As a further act of fictional imagination, Dusabejambo builds the atmosphere of this particular time both for its own sake and to fuel a family drama. This intimate drama flows into scenes of community reckoning and back again without losing coherence.
We open in 2002 in Kibeho, a mountain village where killers and their surviving victims live side-by-side. Courts deliver insufficient justice and the next generation struggles to walk free of the graveyard under their feet. Tutsi survivor and single mother, Vénéranda (Clémentine U. Nyirinkindi) opts into a group leader role at the National Unity and Reconciliation Commission, a state initiative designed to facilitate dialogue between victims and perpetrators. Vénéranda is impartial in these spaces but it’s a different story when she learns that her bright and beautiful teenage daughter, Tina (Kesia Kelly Nishimwe), has fallen pregnant by a Hutu man. She lashes out at her daughter with a ferocity that calls to mind the dangers of living with unprocessed trauma.
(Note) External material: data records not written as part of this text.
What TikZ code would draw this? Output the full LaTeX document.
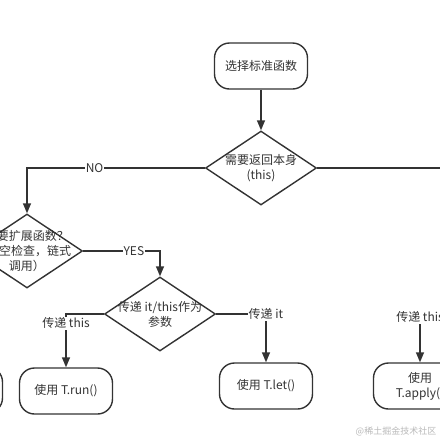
\documentclass[tikz,border=0pt]{standalone}
\usepackage{fontspec}
\setmainfont{Noto Sans CJK SC}
\usetikzlibrary{shapes.geometric,arrows.meta}
\definecolor{ink}{HTML}{333333}
\begin{document}
\begin{tikzpicture}[x=1pt, y=-1pt, color=ink, line width=1.4pt, >={Triangle[length=10pt,width=8pt]},
			box/.style = {draw, rounded corners=15pt, minimum width=93pt, minimum height=46pt, inner sep=0pt, align=center, font=\fontsize{12}{15}\selectfont},
			choice/.style = {draw, diamond, minimum width=111pt, minimum height=74pt, inner sep=0pt},
			inside/.style = {align=center, inner sep=0pt, font=\fontsize{12}{15}\selectfont},
			word/.style = {fill=white, inner sep=1pt, font=\fontsize{12}{14}\selectfont}]
			
			\useasboundingbox (0,0) rectangle (440,440);
			\clip (0,0) rectangle (440,440);
			
			\node[box] (start) at (261,66) {选择标准函数};
			
			\node[choice] (q1) at (261,168) {};
			\node[choice] (q2) at (27,251) {};
			\node[choice] (q3) at (160,314) {};
			
			\node[inside] (q1t) at (q1) {需要返回本身\\(this)};
			\node[inside] (q2t) at (q2) {需要扩展函数？\\(非空检查，链式\\调用）};
			\node[inside] (q3t) at (q3) {传递 it/this作为\\参数};
			
			\node[box] (also) at (-44,390) {};
			\node[box] (run) at (66,391) {使用 T.run()};
			\node[box] (let) at (266,386) {使用 T.let()};
			\node[box] (apply) at (420,386) {使用\\T.apply()};
			
			\coordinate (right1) at (470,168);
			\coordinate (right2) at (480,317);
			
			\draw[->] (start) -- (q1);
			\draw[-] (q1.east) -- (right1);
			\draw[->] (q1.west) -| (q2.north) node[word, pos=0.31] {NO};
			\draw[->] (q2.east) -| (q3.north) node[word, pos=0.33] {YES};
			\draw[->] (q3.west) -| (run.north) node[word, pos=0.585] {传递 this};
			\draw[->] (q3.east) -| (let.north) node[word, pos=0.5] {传递 it};
			\draw[->] (right2) -| (apply.north) node[word, pos=0.5] {传递 this};
			
			\node[text=gray!55, font=\fontsize{9}{10}\selectfont] (mark1) at (396,431) {@稀土掘金技术社区};
			
		\end{tikzpicture}
\end{document}
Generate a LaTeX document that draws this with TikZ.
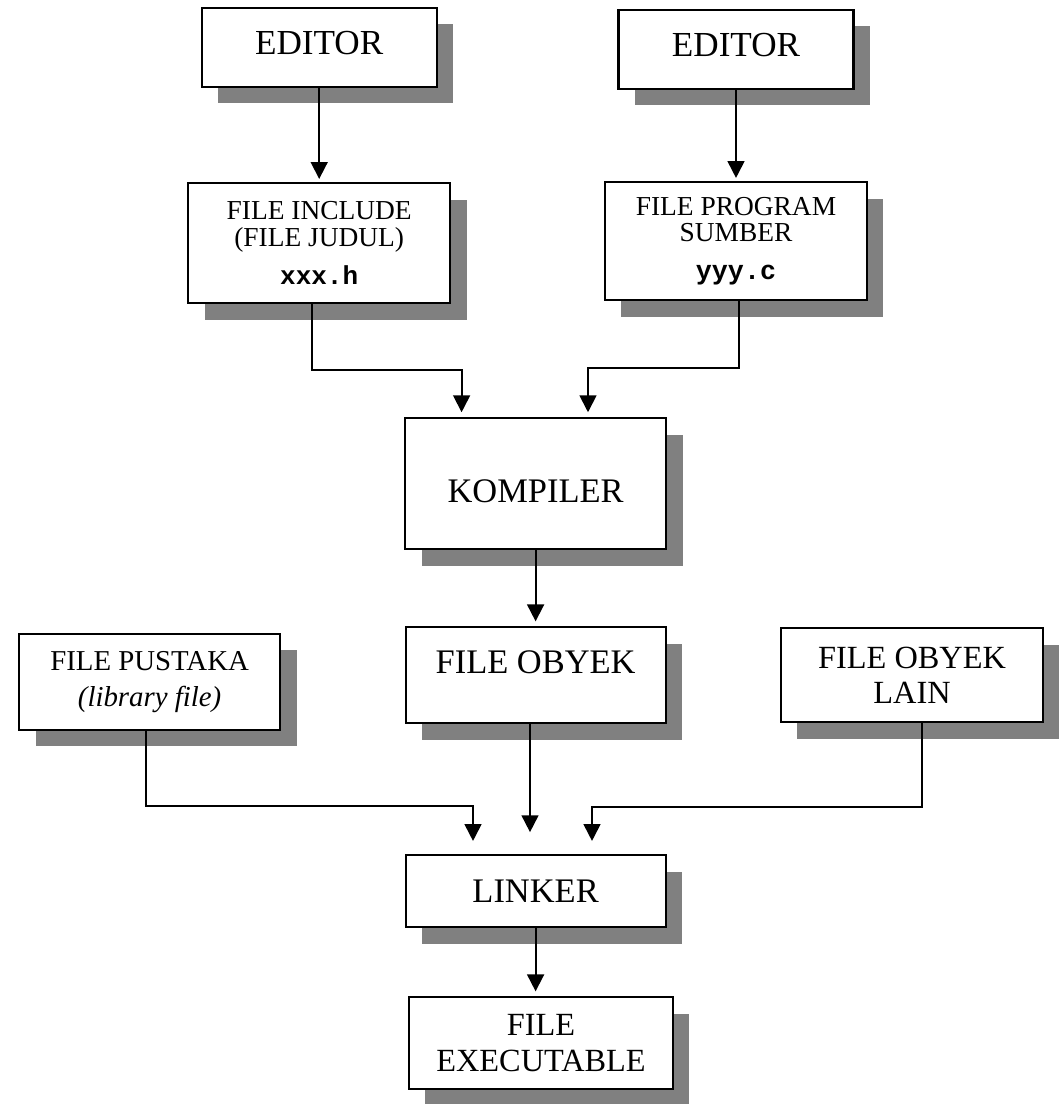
\documentclass[tikz,border=0pt]{standalone}
\usepackage{fontspec}
\setmainfont{Liberation Serif}
\setmonofont{Liberation Mono}
\usetikzlibrary{arrows.meta,positioning,shadows}

\begin{document}
\begin{tikzpicture}[on grid, >={Triangle[width=12pt,length=12pt]}, line width=1.3pt,
    blok/.style={draw, fill=white, line width=1.5pt, inner sep=0pt, align=center,
      drop shadow={shadow xshift=0.41cm, shadow yshift=-0.41cm, fill=black!50, opacity=1}},
    besar/.style={font=\fontsize{24.5}{29}\selectfont},
    kecil/.style={font=\fontsize{19.5}{19}\selectfont}]
        \useasboundingbox (0,0) rectangle (26.525,-27.6);
        \node[blok, besar, minimum width=6.525cm, minimum height=3.275cm, text height=0.95cm] (komp) at (13.39,-12.09) {KOMPILER};
        \node[blok, kecil, minimum width=6.55cm, minimum height=3cm] (inc) [above left=6.01cm and 5.41cm of komp]
          {FILE INCLUDE\\(FILE JUDUL)\\[8pt]{\ttfamily\bfseries\fontsize{18.5}{19}\selectfont xxx.h}};
        \node[blok, kecil, minimum width=6.55cm, minimum height=2.95cm] (src) [above right=6.06cm and 5.01cm of komp]
          {FILE PROGRAM\\SUMBER\\[8pt]{\ttfamily\bfseries\fontsize{19}{19}\selectfont yyy.c}};
        \node[blok, font=\fontsize{25}{30}\selectfont, minimum width=5.875cm, minimum height=1.975cm, text depth=0.25cm] (ed1) [above=4.89cm of inc] {EDITOR};
        \node[blok, font=\fontsize{25}{30}\selectfont, minimum width=5.875cm, minimum height=1.975cm, text depth=0.25cm] (ed2) [above=4.79cm of src] {EDITOR};
        \node[blok, besar, minimum width=6.5cm, minimum height=2.4cm, text depth=0.65cm] (obj) [below=4.79cm of komp] {FILE OBYEK};
        \node[blok, font=\fontsize{20.5}{25.5}\selectfont, minimum width=6.525cm, minimum height=2.4cm] (lib) [left=9.65cm of obj, yshift=-0.17cm]
          {FILE PUSTAKA\\\textit{(library file)}};
        \node[blok, font=\fontsize{23}{25}\selectfont, minimum width=6.55cm, minimum height=2.35cm] (lain) [right=9.41cm of obj] {FILE OBYEK\\LAIN};
        \node[blok, besar, minimum width=6.5cm, minimum height=1.8cm] (link) [below=5.4cm of obj] {LINKER};
        \node[blok, font=\fontsize{23}{25.5}\selectfont, minimum width=6.6cm, minimum height=2.3cm] (exe) [below=3.8cm of link, xshift=0.135cm] {FILE\\EXECUTABLE};
        \draw[->, shorten >=0.08cm] (ed1) -- (inc);
        \draw[->, shorten >=0.08cm] (ed2) -- (src);
        \draw[->, shorten >=0.12cm] ([xshift=-0.18cm]inc.south) -- ++(0,-1.65) -| ([xshift=-1.85cm]komp.north);
        \draw[->, shorten >=0.12cm] ([xshift=0.08cm]src.south) -- ++(0,-1.675) -| ([xshift=1.31cm]komp.north);
        \draw[->, shorten >=0.12cm] (komp) -- (obj);
        \draw[->, shorten >=0.33cm] ([xshift=-0.09cm]lib.south) -- ++(0,-1.875) -| ([xshift=-1.565cm]link.north);
        \draw[->, shorten >=0.55cm] ([xshift=-0.14cm]obj.south) -- ([xshift=-0.14cm]link.north);
        \draw[->, shorten >=0.33cm] ([xshift=0.25cm]lain.south) -- ++(0,-2.1) -| ([xshift=1.41cm]link.north);
        \draw[->, shorten >=0.12cm] (link) -- (link |- exe.north);
      \end{tikzpicture}
\end{document}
Dusabejambo presents Vénéranda’s double standard as an observation rather than as a flaw to be judged. Through her worldly viewfinder, it’s a given that advocating for an abstract principle has little in common with the primal instincts that govern our private lives. Despite the wrenching subject, cinematographer Mostafa El Kashef’s widescreen images ground the viewer within elegant compositions. Watching a film composed solely of still images (with no jerky handheld shots) is not just a visual pleasure, it feels like an intentional act of care. Dusabejambo uses form to provide a stable space where nothing is too awful to say, without the sentimentality of a lesser artist whose hand might shake before such revelations.
The performances are uniformly excellent, from both professional actors and the non-actors in the ensemble who fill out all the public spaces. A standout is Isabelle Kabano as Vénéranda’s sister Suzanne. She embodies a scalding righteous scorn born from irredeemable loss, yet she shows tenderness toward Tina, brushing her hair and offering refuge.
Suzanne, like all the survivors who speak of their losses, is afforded the dignity that arises when you free someone from the pressure to be inspirational. The women are exhausted at having to expose their traumas in the same breath as being asked to forgive the women who stood by as their sons and husbands committed the worst kinds of depravity. As one woman attending Vénéranda’s dialogues puts it, “I’m tired of being asked to forgive. I don’t carry around a bag of forgiveness.”
This film has a mighty scope because it offers an open space for expressing mass grief and trauma while channeling momentum that carries its characters into the future. Ben’Imana is a testament to the type of life that must be.